My work this iteration on my project is setting up a CI build and then migrating all our POC code to the solution.
Right now I am creating a simple build as practice for setting up the actual build.
I am approaching this from a complete n00b when it comes to creating a TFS build. I have created builds before but they have been small and just simple MSBuild files. This is the first time I am using TFS and creating not only a build but a continuous integration environment.
I created a Team Project and added a simple C# project to source control. I then looked at the Team Explorer and noticed that there is a Builds section under my project. Intuitively I right clicked and found where I can create a New Build Definition.
I looked at the options available to me on the Build Window and noticed a Trigger section. Investigating the Trigger section allowed me to select what triggers this build. Oh look a CI trigger that builds after each check-in!

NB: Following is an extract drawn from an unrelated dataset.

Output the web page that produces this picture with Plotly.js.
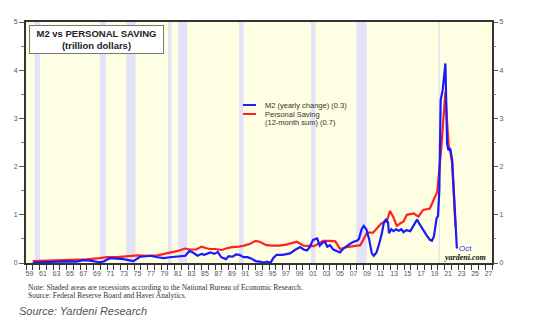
<!DOCTYPE html>
<html>
<head>
<meta charset="utf-8">
<script src="https://cdn.plot.ly/plotly-3.0.1.min.js"></script>
<style>html,body{margin:0;padding:0;background:#fff;}#chart{width:538px;height:336px;}</style>
</head>
<body>
<div id="chart"></div>
<script>
// M2 yearly change (trillion dollars), decimal years
const m2Years = [1960.0,1961.5,1963.0,1965.0,1966.5,1967.5,1968.5,1969.9,1970.5,1971.4,1972.5,1973.4,1974.9,1975.9,1976.8,1977.4,1978.5,1979.4,1980.3,1980.9,1981.7,1982.6,1983.2,1983.7,1984.4,1985.0,1985.4,1986.3,1986.9,1987.4,1987.9,1988.6,1989.0,1989.6,1990.1,1990.6,1991.2,1991.8,1992.4,1993.0,1993.6,1994.2,1994.7,1995.2,1995.6,1996.1,1997.0,1998.1,1998.8,1999.6,2000.1,2000.6,2001.0,2001.5,2002.1,2002.5,2002.9,2003.3,2003.6,2004.0,2004.5,2005.0,2005.5,2006.0,2006.5,2007.0,2007.5,2008.0,2008.3,2008.7,2009.0,2009.4,2009.8,2010.2,2010.5,2010.9,2011.3,2011.7,2012.0,2012.3,2012.6,2012.75,2013.1,2013.4,2013.8,2014.2,2014.6,2014.9,2015.3,2015.9,2016.4,2016.9,2017.3,2017.8,2018.3,2018.8,2019.1,2019.4,2019.6,2019.8,2020.0,2020.2,2020.4,2020.7,2021.1,2021.35,2021.55,2021.8,2022.1,2022.6,2022.8];
const m2Values = [0.01,0.02,0.03,0.035,0.03,0.06,0.05,0.015,0.03,0.10,0.09,0.08,0.04,0.13,0.14,0.15,0.12,0.10,0.12,0.13,0.13,0.15,0.25,0.22,0.15,0.19,0.17,0.22,0.19,0.23,0.12,0.08,0.14,0.13,0.18,0.17,0.12,0.12,0.09,0.04,0.03,0.01,0.03,0.0,0.10,0.17,0.17,0.20,0.27,0.33,0.28,0.26,0.33,0.48,0.51,0.36,0.42,0.44,0.34,0.37,0.28,0.25,0.22,0.30,0.36,0.40,0.44,0.46,0.50,0.70,0.77,0.70,0.50,0.20,0.15,0.22,0.40,0.62,0.85,0.90,0.84,0.62,0.70,0.66,0.70,0.67,0.70,0.64,0.68,0.66,0.78,0.90,0.80,0.68,0.58,0.48,0.46,0.55,0.80,0.93,0.97,1.50,3.38,3.59,4.14,2.48,2.34,2.38,2.14,0.75,0.30];

// Personal saving, 12-month sum (trillion dollars)
const savYears = [1960.0,1962.0,1964.0,1966.0,1968.0,1969.9,1971.0,1972.5,1974.0,1975.5,1977.0,1978.5,1979.8,1980.5,1981.5,1982.5,1983.3,1984.2,1985.0,1985.6,1986.2,1987.0,1988.0,1988.6,1989.5,1990.5,1991.3,1992.2,1993.0,1993.6,1994.6,1995.5,1996.5,1997.5,1998.1,1999.1,2000.1,2001.0,2001.6,2002.3,2003.0,2004.0,2004.8,2005.5,2006.5,2007.5,2008.5,2009.0,2009.5,2010.4,2011.0,2011.6,2012.4,2012.9,2013.4,2013.9,2014.4,2014.9,2015.4,2016.4,2017.1,2017.8,2018.8,2019.3,2019.9,2020.5,2020.8,2021.1,2021.3,2021.6,2021.8,2022.1,2022.6];
const savValues = [0.04,0.045,0.05,0.065,0.075,0.10,0.12,0.12,0.14,0.16,0.15,0.16,0.20,0.22,0.25,0.30,0.28,0.28,0.34,0.31,0.29,0.29,0.27,0.30,0.33,0.34,0.36,0.40,0.46,0.44,0.37,0.36,0.36,0.38,0.40,0.44,0.36,0.36,0.35,0.40,0.46,0.46,0.45,0.29,0.33,0.35,0.37,0.50,0.63,0.63,0.72,0.82,0.86,1.08,0.95,0.77,0.82,0.86,1.00,1.03,0.96,1.10,1.13,1.30,1.48,2.41,3.04,3.55,3.04,2.41,2.34,2.07,0.75];

// NBER recessions (decimal years)
const recStart = [1960.3,1969.95,1973.85,1980.05,1981.55,1990.55,2001.2,2007.9,2020.1];
const recEnd   = [1961.1,1970.85,1975.2,1980.55,1982.85,1991.2,2001.85,2009.45,2020.3];

// X tick labels (two-digit years)
const labelYears = [];
for (let y = 1959; y <= 2027; y += 2) labelYears.push(y);
const labelText = labelYears.map(y => String(y % 100).padStart(2, '0'));
const yTicks = [0,1,2,3,4,5];

const shapes = [];
for (let i = 0; i < recStart.length; i++) {
  shapes.push({type:'rect', xref:'x', yref:'paper', x0:recStart[i], x1:recEnd[i], y0:0, y1:1,
    fillcolor:'#e2e2f8', line:{width:0}, layer:'below'});
}
labelYears.forEach(y => {
  shapes.push({type:'line', xref:'x', yref:'y', ysizemode:'pixel', yanchor:0,
    x0:y, x1:y+1, y0:-5, y1:-5, line:{color:'#333', width:1}});
});
// legend samples
shapes.push({type:'line', xref:'paper', yref:'paper', x0:(243-26)/466, x1:(256-26)/466, y0:(263-105)/241, y1:(263-105)/241, line:{color:'#2020ff', width:2}});
shapes.push({type:'line', xref:'paper', yref:'paper', x0:(243-26)/466, x1:(256-26)/466, y0:(263-114)/241, y1:(263-114)/241, line:{color:'#ff2020', width:2}});

const px = x => (x-26)/466;
const py = y => (263-y)/241;

const annotations = [
  {xref:'paper', yref:'paper', x:px(29), y:py(25), xanchor:'left', yanchor:'top', showarrow:false,
   text:'<b>M2 vs PERSONAL SAVING</b><br><b>(trillion dollars)</b>', align:'center',
   font:{family:'Liberation Sans, Arial, sans-serif', size:9.5, color:'#222'},
   bgcolor:'#ffffff', bordercolor:'#777', borderwidth:1, borderpad:2, width:129},
  {xref:'paper', yref:'paper', x:px(263), y:py(105), xanchor:'left', yanchor:'middle', showarrow:false,
   text:'M2 (yearly change) (0.3)', font:{family:'Liberation Sans, Arial, sans-serif', size:7.5, color:'#333'}},
  {xref:'paper', yref:'paper', x:px(263), y:py(114), xanchor:'left', yanchor:'middle', showarrow:false,
   text:'Personal Saving', font:{family:'Liberation Sans, Arial, sans-serif', size:7.5, color:'#333'}},
  {xref:'paper', yref:'paper', x:px(263), y:py(122.5), xanchor:'left', yanchor:'middle', showarrow:false,
   text:'(12-month sum) (0.7)', font:{family:'Liberation Sans, Arial, sans-serif', size:7.5, color:'#333'}},
  {xref:'paper', yref:'paper', x:px(457), y:py(248.5), xanchor:'left', yanchor:'middle', showarrow:false,
   text:'Oct', font:{family:'Liberation Sans, Arial, sans-serif', size:8, color:'#3030ff'}},
  {xref:'paper', yref:'paper', x:px(488), y:py(257.5), xanchor:'right', yanchor:'middle', showarrow:false,
   text:'<b><i>yardeni.com</i></b>', font:{family:'Liberation Serif, Times New Roman, serif', size:8, color:'#111'}},
  {xref:'paper', yref:'paper', x:px(26), y:py(287.5), xanchor:'left', yanchor:'middle', showarrow:false,
   text:'Note: Shaded areas are recessions according to the National Bureau of Economic Research.',
   font:{family:'Liberation Serif, Times New Roman, serif', size:7.5, color:'#333'}},
  {xref:'paper', yref:'paper', x:px(26), y:py(295), xanchor:'left', yanchor:'middle', showarrow:false,
   text:'Source: Federal Reserve Board and Haver Analytics.',
   font:{family:'Liberation Serif, Times New Roman, serif', size:7.5, color:'#333'}},
  {xref:'paper', yref:'paper', x:px(17), y:py(311), xanchor:'left', yanchor:'middle', showarrow:false,
   text:'<i>Source: Yardeni Research</i>',
   font:{family:'Liberation Sans, Arial, sans-serif', size:11, color:'#555'}}
];

const traces = [
  {x:savYears, y:savValues, type:'scatter', mode:'lines', line:{color:'#ff2020', width:2.2}, showlegend:false, hoverinfo:'skip'},
  {x:m2Years, y:m2Values, type:'scatter', mode:'lines', line:{color:'#1a1aff', width:2.2}, showlegend:false, hoverinfo:'skip'},
  {x:[2000], y:[0], type:'scatter', mode:'markers', marker:{opacity:0}, yaxis:'y2', showlegend:false, hoverinfo:'skip'}
];

const tickFont = {family:'Liberation Sans, Arial, sans-serif', size:7, color:'#555'};

const layout = {
  width:538, height:336,
  margin:{l:26, r:46, t:22, b:73, pad:0},
  paper_bgcolor:'#ffffff', plot_bgcolor:'#fefee2',
  showlegend:false,
  xaxis:{range:[1959,2028], tickmode:'array', tickvals:labelYears.map(y => y+0.5), ticktext:labelText,
    ticks:'outside', ticklen:3, tickcolor:'rgba(0,0,0,0)', tickfont:tickFont,
    minor:{tickmode:'linear', tick0:1959, dtick:1, ticks:'outside', ticklen:5, tickcolor:'#333', tickwidth:1},
    showgrid:false, zeroline:false, showline:true, linecolor:'#333', linewidth:2, mirror:true, fixedrange:true},
  yaxis:{range:[0,5], tickmode:'array', tickvals:yTicks, ticks:'outside', ticklen:5, tickcolor:'#555', tickfont:tickFont,
    minor:{dtick:0.5, ticks:'outside', ticklen:3, tickcolor:'#777'},
    showgrid:false, zeroline:false, showline:true, linecolor:'#333', linewidth:2, mirror:true, fixedrange:true},
  yaxis2:{range:[0,5], overlaying:'y', side:'right', tickmode:'array', tickvals:yTicks, ticks:'outside', ticklen:5, tickcolor:'#555', tickfont:tickFont,
    minor:{dtick:0.5, ticks:'outside', ticklen:3, tickcolor:'#777'},
    showgrid:false, zeroline:false, showline:false, fixedrange:true},
  shapes:shapes,
  annotations:annotations
};

Plotly.newPlot('chart', traces, layout, {displayModeBar:false, staticPlot:true});
</script>
</body>
</html>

I then had to set an output folder so I created a folder on our build machine and set the folder to that.
And then I was done.
I do have to say we already had a TFS Build Controller setup so I can’t comment on that for now.
I then ran a couple of experiments. I first added a class foo to my project and checked in. I then double clicked on my Build under the TFS explorer and was given two reports. One report showed the current queued builds and the other had a list of the completed builds.
After I ran my first successful build I then made a compile error and checked it in. I then had a failed build.
When I double clicked the failed build I got this UI.
I then created a test project and then made a failing test. Now my build looks like this:
And when I double clicked I got this report.
So that was a real quick run through with creating a CI build with TFS 2010. I have to say… I was surprised that it was that easy. I am continuing my work with the build but it looks like the simple scenario was incredibly easy!